Violence dans les jeux vidéos: pas de panique!

  • Forum
  • Le 10 juin 2021

  • Mathieu-Robert Sauvé
Christopher Noël, qui a longtemps travaillé dans le secteur du jeu vidéo, veut d’abord proposer une définition du jeu vidéo violent, un aspect qui n’a jamais fait consensus.

Christopher Noël, qui a longtemps travaillé dans le secteur du jeu vidéo, veut d’abord proposer une définition du jeu vidéo violent, un aspect qui n’a jamais fait consensus.

En 5 secondes

Un chercheur de l’Université de Montréal se penche sur la théorie du jeu vidéo violent.

Vous êtes sur une planète lointaine et voyez surgir des zombies et des monstres menaçants; heureusement, vous êtes armé et vous abattez vos assaillants avant qu’ils vous éliminent.

Voilà le scénario du jeu vidéo DOOM, lancé en 1993 et passé à l’histoire pour avoir été l’un des premiers du genre à placer le joueur en «vue subjective», c’est-à-dire comme s’il était directement sur le terrain à tenir l’arme; en anglais, on dit d’ailleurs «Doom-like game». «C’est un jeu excessivement violent; c’est pourquoi il m’intéresse», commente Christopher Noël, qui met la dernière main à sa recherche de maîtrise en cinéma, option Études du jeu vidéo, à l’Université de Montréal.

La violence dans les jeux vidéos est un sujet qui polarise l’opinion publique; pour les uns, c’est un divertissement qui n’a aucune influence sur la personnalité des usagers, alors que, pour les autres, c’est une introduction aux comportements agressifs. Le fait que des tueurs ont révélé avoir été adeptes de jeux violents n’a rien fait pour calmer les esprits. Christopher Noël, qui est joueur depuis la petite enfance, loge à la première enseigne. «Je serais incapable de tuer une souris, d’ailleurs je suis végétarien», dit-il en riant.

Mais ce n’est pas sur cet aspect que porte sa recherche, comme il l’a expliqué au concours maison de Ma thèse en 180 secondes en mai dernier, dans une présentation qui lui a valu la deuxième place au volet anglais. Il se penche sur un aspect théorique de ce type de jeu. Selon son hypothèse, il existe une «esthétique» propre au jeu vidéo violent sur laquelle il faut se pencher afin de mieux en comprendre les fondements.

Esthétique de la violence

Sous la direction du professeur Bernard Perron, du Département d’histoire de l’art et d’études cinématographiques, l’étudiant – qui a longtemps travaillé dans le secteur du jeu vidéo – veut d’abord proposer une définition du jeu vidéo violent, un aspect qui n’a jamais fait consensus. «Les recherches en psychologie restent vagues quant à la définition des caractéristiques du jeu violent», déplore-t-il.

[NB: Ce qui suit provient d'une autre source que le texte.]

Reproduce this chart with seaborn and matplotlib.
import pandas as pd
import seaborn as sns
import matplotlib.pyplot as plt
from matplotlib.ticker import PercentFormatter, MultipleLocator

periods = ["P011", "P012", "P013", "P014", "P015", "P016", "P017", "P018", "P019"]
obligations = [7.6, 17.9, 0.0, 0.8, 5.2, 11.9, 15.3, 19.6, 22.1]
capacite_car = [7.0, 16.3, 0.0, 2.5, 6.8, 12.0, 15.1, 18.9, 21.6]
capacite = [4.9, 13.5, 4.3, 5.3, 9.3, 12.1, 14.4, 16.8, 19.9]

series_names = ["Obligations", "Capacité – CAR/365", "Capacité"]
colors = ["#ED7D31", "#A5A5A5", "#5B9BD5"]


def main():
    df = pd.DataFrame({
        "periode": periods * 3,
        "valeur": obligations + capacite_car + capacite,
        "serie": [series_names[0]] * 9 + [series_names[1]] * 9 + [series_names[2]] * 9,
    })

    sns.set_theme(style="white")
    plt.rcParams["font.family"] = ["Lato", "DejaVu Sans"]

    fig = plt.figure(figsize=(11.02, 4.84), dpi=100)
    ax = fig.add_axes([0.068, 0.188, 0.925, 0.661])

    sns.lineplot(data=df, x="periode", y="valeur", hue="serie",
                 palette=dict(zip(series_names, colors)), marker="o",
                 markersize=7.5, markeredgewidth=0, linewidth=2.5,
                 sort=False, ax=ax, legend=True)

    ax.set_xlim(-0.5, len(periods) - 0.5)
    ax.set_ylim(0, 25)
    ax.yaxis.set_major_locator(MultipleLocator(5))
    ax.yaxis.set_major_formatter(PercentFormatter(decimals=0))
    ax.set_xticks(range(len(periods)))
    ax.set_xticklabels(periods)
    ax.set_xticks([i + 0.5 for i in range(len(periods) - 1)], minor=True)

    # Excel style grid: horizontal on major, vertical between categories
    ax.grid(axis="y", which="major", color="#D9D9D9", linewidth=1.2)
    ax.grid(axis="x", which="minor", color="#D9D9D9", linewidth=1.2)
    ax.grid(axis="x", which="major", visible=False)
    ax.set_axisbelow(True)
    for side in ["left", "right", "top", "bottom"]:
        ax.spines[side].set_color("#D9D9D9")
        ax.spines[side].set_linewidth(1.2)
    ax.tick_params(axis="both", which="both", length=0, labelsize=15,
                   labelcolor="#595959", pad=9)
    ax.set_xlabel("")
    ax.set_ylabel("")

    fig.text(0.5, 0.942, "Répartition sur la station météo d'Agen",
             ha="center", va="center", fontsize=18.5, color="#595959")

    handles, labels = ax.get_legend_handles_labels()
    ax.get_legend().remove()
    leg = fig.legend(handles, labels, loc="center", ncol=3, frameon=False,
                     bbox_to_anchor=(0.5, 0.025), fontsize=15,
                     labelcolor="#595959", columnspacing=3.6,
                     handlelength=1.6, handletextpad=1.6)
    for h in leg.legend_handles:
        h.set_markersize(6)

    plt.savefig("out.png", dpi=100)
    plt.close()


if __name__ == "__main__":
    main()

Même si ses travaux ne sont pas terminés, il croit que la sensation «de vie ou de mort» qui accompagne le joueur plongé dans l’action entraîne une sorte de dépendance. «On veut tout faire pour éviter de mourir dans le jeu», résume-t-il. Si l’on échoue, on veut à tout prix tenter sa chance de nouveau.

L’agressivité et la violence au cœur de l’évolution d’Homo sapiens pourraient être des indices de cet attachement à la vie. «Même les religions présentent la cruauté et la souffrance comme des piliers de l’âme humaine. Le crucifix montrant le Christ en croix est une image extrême de cette réalité», commente-t-il.

Pourtant, notre société est beaucoup moins violente qu’elle l’a été à d’autres moments de l’histoire et de la préhistoire. «La violence qu’on voit dans les médias n’est pas représentative de la réalité. Mais sa représentation, même aseptisée, témoigne d’un certain attachement psychologique et social à celle-ci», explique-t-il.

Vers le doctorat

Les jeux vidéos violents ont fait d’innombrables rejetons depuis la première mouture de DOOM. Grand Theft Auto, qui a vu le jour en 1997, consiste à voler une voiture en repoussant les assaillants à grands coups de feu. Le très populaire Fortnite (2017) est un jeu où il faut tuer les 99 adversaires pour gagner! «Même s’il n’y a pas de sang et de cadavres, c’est extrêmement violent!» indique M. Noël.

Le travail du chercheur consiste à présenter une revue de la littérature sur les études vidéoludiques, qui s’ouvrent sur les travaux en psychologie de la perception et de la cognition, ainsi que sur les émotions humaines.

L’étudiant prévoit déposer son mémoire à la fin de l’été. Par la suite, il poursuivra ses travaux de recherche à l’Université du Québec en Abitibi-Témiscamingue. Son sujet est déjà trouvé: concevoir lui-même un jeu vidéo qui permettra d’approfondir certains concepts abordés à la maîtrise.